### REQUEST
Transcribe the listing that follows in full, omitting pictures.

# START OF DATASET EXCERPT

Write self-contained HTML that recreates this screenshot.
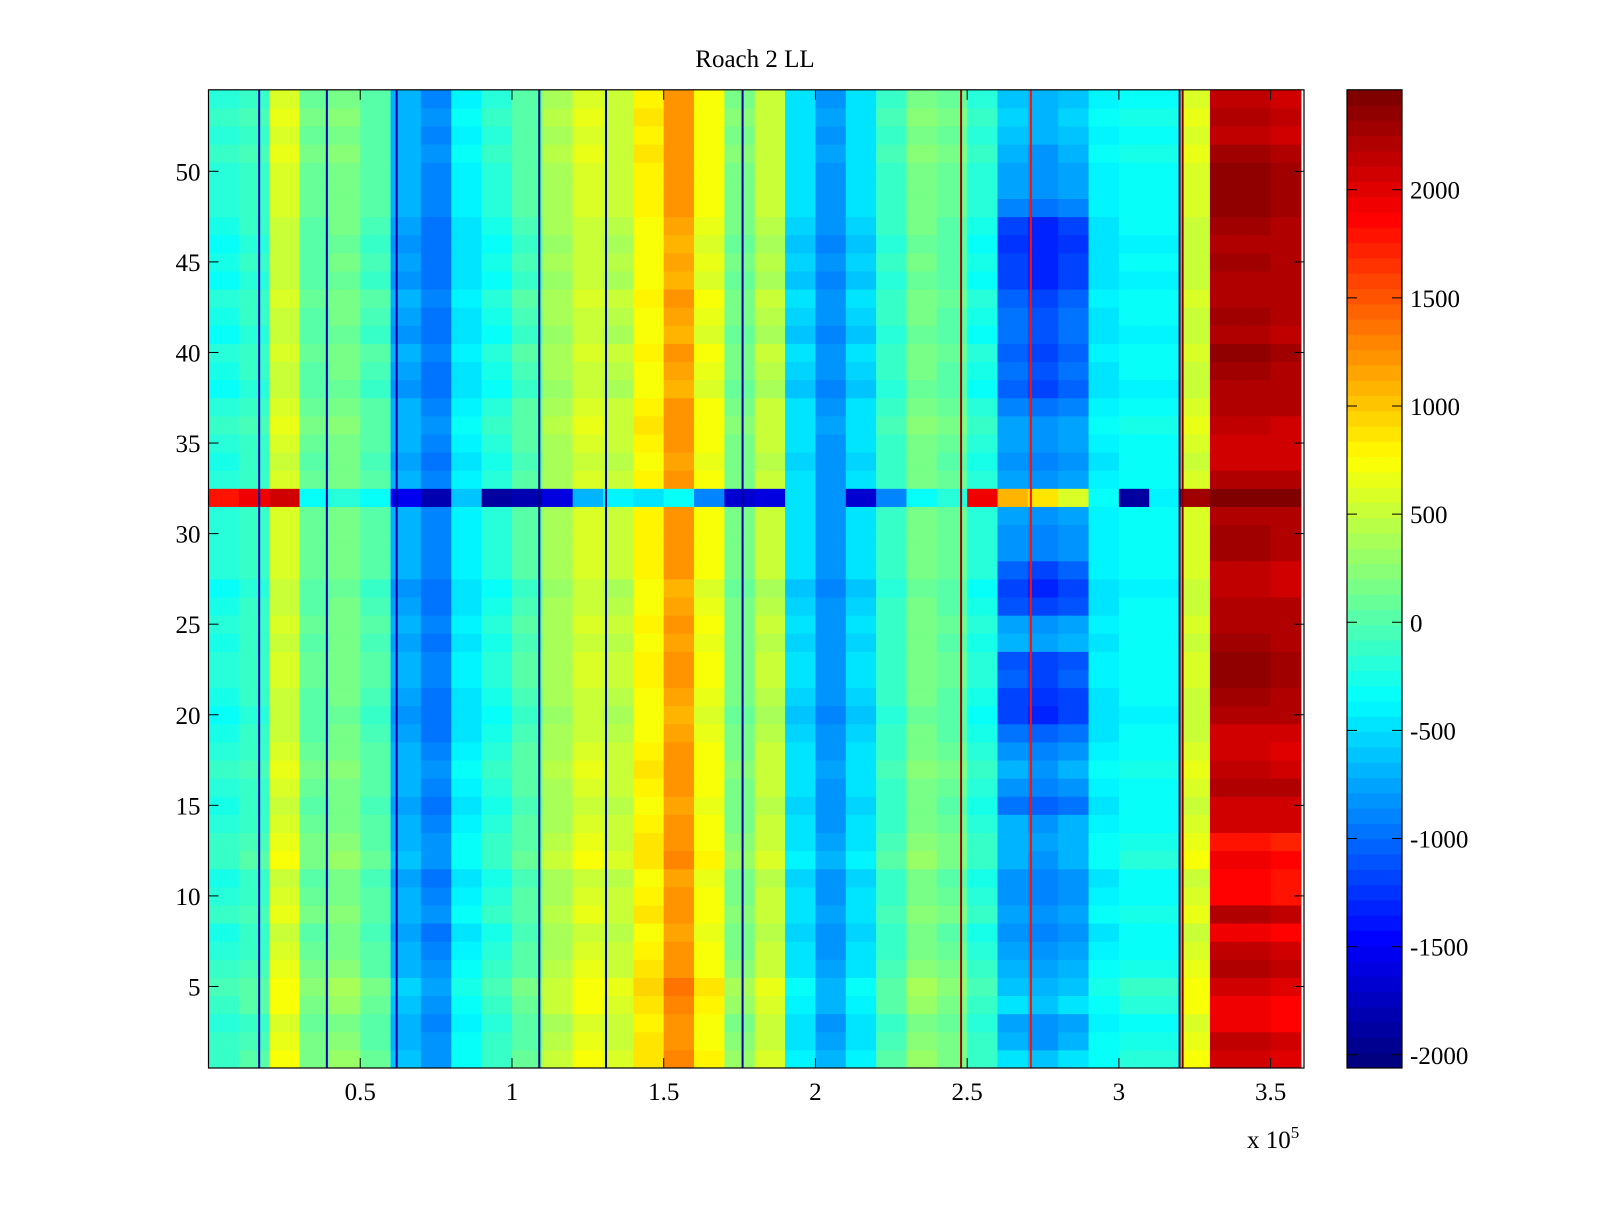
<!DOCTYPE html>
<html><head><meta charset="utf-8"><style>
body{margin:0;background:#fff;}
svg text{font-family:"Liberation Serif",serif;font-size:25px;fill:#000;}
</style></head><body>
<svg id="chart" width="1600" height="1200" xmlns="http://www.w3.org/2000/svg">
<rect width="1600" height="1200" fill="#fff"/>
<text x="755" y="67" text-anchor="middle">Roach 2 LL</text>
<g id="cells"></g>
<g id="axes"></g>
<g id="cbar"></g>
<text x="1247" y="1148">x 10<tspan dy="-10" font-size="17">5</tspan></text>
</svg>
<script>
// column means per 0.1e5 bin (36 bins 0..3.6e5)
const colMeans=[-200,-100,600,100,200,0,-700,-900,-400,-200,0,400,600,500,800,1200,700,200,500,-500,-800,-500,-100,200,100,-200,-600,-700,-600,-400,-300,-300,600,2350,2350,2300];
// row offsets for rows 1..54
const rowOffsets=[100,50,0,100,150,50,0,-50,50,0,-50,100,50,0,-50,0,50,0,-50,-100,-50,0,0,-50,0,-50,-100,0,0,0,0,0,0,-50,0,50,0,-100,-50,0,-100,-50,0,-100,-50,-100,-50,0,0,0,50,0,50,0];
// extra depression of blue patch (cols 2.6-2.9e5) per row
const patchRows=[0,-150,-150,0,-150,-100,-150,-150,-200,-200,-150,-200,-100,-100,-300,-200,-150,-200,-300,-500,-500,-450,-500,0,-150,-450,-500,-450,-200,-200,-150,0,-150,-150,-150,-200,-300,-350,-350,-450,-300,-350,-450,-500,-550,-550,-550,-300,-150,-150,-150,0,0,0];
// right dark block adjustment per row (cols 3.3-3.6e5)
const rightRows=[-400,-250,-450,-550,-450,-200,-200,-400,-200,-500,-450,-550,-600,-250,-200,-100,-250,-300,-200,0,0,0,0,0,-100,-50,-100,-200,-50,-50,-100,0,-100,-200,-250,-250,-100,0,0,0,-50,0,-100,0,0,0,0,0,0,0,-100,-200,-200,-200];
// special row 32 values
const row32=[1800,1900,2100,-300,-200,-300,-1500,-1800,-600,-1900,-1800,-1600,-700,-400,-500,-300,-900,-1700,-1600,-500,-800,-1700,-900,-300,-200,1900,1100,900,600,-300,-1900,-400,2300,2400,2400,2400];
// thin vertical stripes: x positions (x1e5) and values
const lineX=[0.167,0.39,0.62,1.09,1.31,1.76,2.48,2.71,3.21,3.2];
const lineV=[-1800,-1900,-1900,-2000,-2000,-1900,2300,1800,2400,-2000];
const xTicks=[0.5,1,1.5,2,2.5,3,3.5];
const yTicks=[5,10,15,20,25,30,35,40,45,50];
const cTicks=[-2000,-1500,-1000,-500,0,500,1000,1500,2000];

const X0=208.5,X1=1304,Y0=89.8,Y1=1068,XMAX=3.61,VMIN=-2061,VMAX=2462;
const xs=v=>X0+v/XMAX*(X1-X0);
const ys=r=>Y1-(r-0.5)/54*(Y1-Y0);
function jet(v){let t=(v-VMIN)/(VMAX-VMIN);t=Math.max(0,Math.min(1,t));t=Math.floor(t*63.999)/63;
 const f=x=>Math.max(0,Math.min(1,x));
 const r=f(Math.min(4*t-1.5,-4*t+4.5)),g=f(Math.min(4*t-0.5,-4*t+3.5)),b=f(Math.min(4*t+0.5,-4*t+2.5));
 return `rgb(${Math.round(r*255)},${Math.round(g*255)},${Math.round(b*255)})`;}
const NS='http://www.w3.org/2000/svg';
function mk(p,tag,a){const e=document.createElementNS(NS,tag);for(const k in a)e.setAttribute(k,a[k]);p.appendChild(e);return e;}
const cells=document.getElementById('cells');
for(let r=1;r<=54;r++){for(let c=0;c<colMeans.length;c++){
 let v=colMeans[c]+rowOffsets[r-1];
 if(c>=26&&c<=28)v+=patchRows[r-1];
 if(c>=33)v+=rightRows[r-1];
 if(r===32)v=row32[c];
 const x1=Math.min(xs((c+1)*0.1),X1);
 const e=mk(cells,'rect',{x:xs(c*0.1),y:ys(r+0.5),width:x1-xs(c*0.1)+0.5,height:ys(r-0.5)-ys(r+0.5)+0.5,fill:jet(v)});
 
 
}}
lineX.forEach((lx,i)=>{const e=mk(cells,'rect',{x:xs(lx)-1,y:Y0,width:2,height:Y1-Y0,fill:jet(lineV[i])});
 
 });
const ax=document.getElementById('axes');
mk(ax,'rect',{x:X0,y:Y0,width:X1-X0,height:Y1-Y0,fill:'none',stroke:'#000','stroke-width':1.2});
xTicks.forEach(t=>{const x=xs(t);mk(ax,'line',{x1:x,x2:x,y1:Y1,y2:Y1-10,stroke:'#000'});mk(ax,'line',{x1:x,x2:x,y1:Y0,y2:Y0+10,stroke:'#000'});
 const e=mk(ax,'text',{x:x,y:Y1+32,'text-anchor':'middle'});e.textContent=t;
 
 });
yTicks.forEach(t=>{const y=ys(t);mk(ax,'line',{x1:X0,x2:X0+10,y1:y,y2:y,stroke:'#000'});mk(ax,'line',{x1:X1,x2:X1-10,y1:y,y2:y,stroke:'#000'});
 const e=mk(ax,'text',{x:X0-8,y:y+9,'text-anchor':'end'});e.textContent=t;
 
 });
const cb=document.getElementById('cbar');
const CX0=1347,CX1=1402,cy=v=>Y1-(v-VMIN)/(VMAX-VMIN)*(Y1-Y0);
for(let i=0;i<64;i++){const v0=VMIN+i/64*(VMAX-VMIN),v1=VMIN+(i+1)/64*(VMAX-VMIN);
 const e=mk(cb,'rect',{x:CX0,y:cy(v1),width:CX1-CX0,height:cy(v0)-cy(v1)+0.5,fill:jet((v0+v1)/2)});
 
 }
mk(cb,'rect',{x:CX0,y:Y0,width:CX1-CX0,height:Y1-Y0,fill:'none',stroke:'#000','stroke-width':1.2});
cTicks.forEach(t=>{const y=cy(t);mk(cb,'line',{x1:CX0,x2:CX0+10,y1:y,y2:y,stroke:'#000'});mk(cb,'line',{x1:CX1,x2:CX1-10,y1:y,y2:y,stroke:'#000'});
 const e=mk(cb,'text',{x:CX1+8,y:y+9});e.textContent=t;
 
 });
</script>
</body></html>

# END OF DATASET EXCERPT

### CORRECT RESPONSE
Write self-contained HTML that recreates this screenshot.
<!DOCTYPE html>
<html><head><meta charset="utf-8"><style>
body{margin:0;background:#fff;}
svg text{font-family:"Liberation Serif",serif;font-size:25px;fill:#000;}
</style></head><body>
<svg id="chart" width="1600" height="1200" xmlns="http://www.w3.org/2000/svg">
<rect width="1600" height="1200" fill="#fff"/>
<text x="755" y="67" text-anchor="middle">Roach 2 LL</text>
<g id="cells"></g>
<g id="axes"></g>
<g id="cbar"></g>
<text x="1247" y="1148">x 10<tspan dy="-10" font-size="17">5</tspan></text>
</svg>
<script>
// column means per 0.1e5 bin (36 bins 0..3.6e5)
const colMeans=[-200,-100,600,100,200,0,-700,-900,-400,-200,0,400,600,500,800,1200,700,200,500,-500,-800,-500,-100,200,100,-200,-600,-700,-600,-400,-300,-300,600,2350,2350,2300];
// row offsets for rows 1..54
const rowOffsets=[100,50,0,100,150,50,0,-50,50,0,-50,100,50,0,-50,0,50,0,-50,-100,-50,0,0,-50,0,-50,-100,0,0,0,0,0,0,-50,0,50,0,-100,-50,0,-100,-50,0,-100,-50,-100,-50,0,0,0,50,0,50,0];
// extra depression of blue patch (cols 2.6-2.9e5) per row
const patchRows=[0,-150,-150,0,-150,-100,-150,-150,-200,-200,-150,-200,-100,-100,-300,-200,-150,-200,-300,-500,-500,-450,-500,0,-150,-450,-500,-450,-200,-200,-150,0,-150,-150,-150,-200,-300,-350,-350,-450,-300,-350,-450,-500,-550,-550,-550,-300,-150,-150,-150,0,0,0];
// right dark block adjustment per row (cols 3.3-3.6e5)
const rightRows=[-400,-250,-450,-550,-450,-200,-200,-400,-200,-500,-450,-550,-600,-250,-200,-100,-250,-300,-200,0,0,0,0,0,-100,-50,-100,-200,-50,-50,-100,0,-100,-200,-250,-250,-100,0,0,0,-50,0,-100,0,0,0,0,0,0,0,-100,-200,-200,-200];
// special row 32 values
const row32=[1800,1900,2100,-300,-200,-300,-1500,-1800,-600,-1900,-1800,-1600,-700,-400,-500,-300,-900,-1700,-1600,-500,-800,-1700,-900,-300,-200,1900,1100,900,600,-300,-1900,-400,2300,2400,2400,2400];
// thin vertical stripes: x positions (x1e5) and values
const lineX=[0.167,0.39,0.62,1.09,1.31,1.76,2.48,2.71,3.21,3.2];
const lineV=[-1800,-1900,-1900,-2000,-2000,-1900,2300,1800,2400,-2000];
const xTicks=[0.5,1,1.5,2,2.5,3,3.5];
const yTicks=[5,10,15,20,25,30,35,40,45,50];
const cTicks=[-2000,-1500,-1000,-500,0,500,1000,1500,2000];

const X0=208.5,X1=1304,Y0=89.8,Y1=1068,XMAX=3.61,VMIN=-2061,VMAX=2462;
const xs=v=>X0+v/XMAX*(X1-X0);
const ys=r=>Y1-(r-0.5)/54*(Y1-Y0);
function jet(v){let t=(v-VMIN)/(VMAX-VMIN);t=Math.max(0,Math.min(1,t));t=Math.floor(t*63.999)/63;
 const f=x=>Math.max(0,Math.min(1,x));
 const r=f(Math.min(4*t-1.5,-4*t+4.5)),g=f(Math.min(4*t-0.5,-4*t+3.5)),b=f(Math.min(4*t+0.5,-4*t+2.5));
 return `rgb(${Math.round(r*255)},${Math.round(g*255)},${Math.round(b*255)})`;}
const NS='http://www.w3.org/2000/svg';
function mk(p,tag,a){const e=document.createElementNS(NS,tag);for(const k in a)e.setAttribute(k,a[k]);p.appendChild(e);return e;}
const cells=document.getElementById('cells');
for(let r=1;r<=54;r++){for(let c=0;c<colMeans.length;c++){
 let v=colMeans[c]+rowOffsets[r-1];
 if(c>=26&&c<=28)v+=patchRows[r-1];
 if(c>=33)v+=rightRows[r-1];
 if(r===32)v=row32[c];
 const x1=Math.min(xs((c+1)*0.1),X1);
 const e=mk(cells,'rect',{x:xs(c*0.1),y:ys(r+0.5),width:x1-xs(c*0.1)+0.5,height:ys(r-0.5)-ys(r+0.5)+0.5,fill:jet(v)});
 
 
}}
lineX.forEach((lx,i)=>{const e=mk(cells,'rect',{x:xs(lx)-1,y:Y0,width:2,height:Y1-Y0,fill:jet(lineV[i])});
 
 });
const ax=document.getElementById('axes');
mk(ax,'rect',{x:X0,y:Y0,width:X1-X0,height:Y1-Y0,fill:'none',stroke:'#000','stroke-width':1.2});
xTicks.forEach(t=>{const x=xs(t);mk(ax,'line',{x1:x,x2:x,y1:Y1,y2:Y1-10,stroke:'#000'});mk(ax,'line',{x1:x,x2:x,y1:Y0,y2:Y0+10,stroke:'#000'});
 const e=mk(ax,'text',{x:x,y:Y1+32,'text-anchor':'middle'});e.textContent=t;
 
 });
yTicks.forEach(t=>{const y=ys(t);mk(ax,'line',{x1:X0,x2:X0+10,y1:y,y2:y,stroke:'#000'});mk(ax,'line',{x1:X1,x2:X1-10,y1:y,y2:y,stroke:'#000'});
 const e=mk(ax,'text',{x:X0-8,y:y+9,'text-anchor':'end'});e.textContent=t;
 
 });
const cb=document.getElementById('cbar');
const CX0=1347,CX1=1402,cy=v=>Y1-(v-VMIN)/(VMAX-VMIN)*(Y1-Y0);
for(let i=0;i<64;i++){const v0=VMIN+i/64*(VMAX-VMIN),v1=VMIN+(i+1)/64*(VMAX-VMIN);
 const e=mk(cb,'rect',{x:CX0,y:cy(v1),width:CX1-CX0,height:cy(v0)-cy(v1)+0.5,fill:jet((v0+v1)/2)});
 
 }
mk(cb,'rect',{x:CX0,y:Y0,width:CX1-CX0,height:Y1-Y0,fill:'none',stroke:'#000','stroke-width':1.2});
cTicks.forEach(t=>{const y=cy(t);mk(cb,'line',{x1:CX0,x2:CX0+10,y1:y,y2:y,stroke:'#000'});mk(cb,'line',{x1:CX1,x2:CX1-10,y1:y,y2:y,stroke:'#000'});
 const e=mk(cb,'text',{x:CX1+8,y:y+9});e.textContent=t;
 
 });
</script>
</body></html>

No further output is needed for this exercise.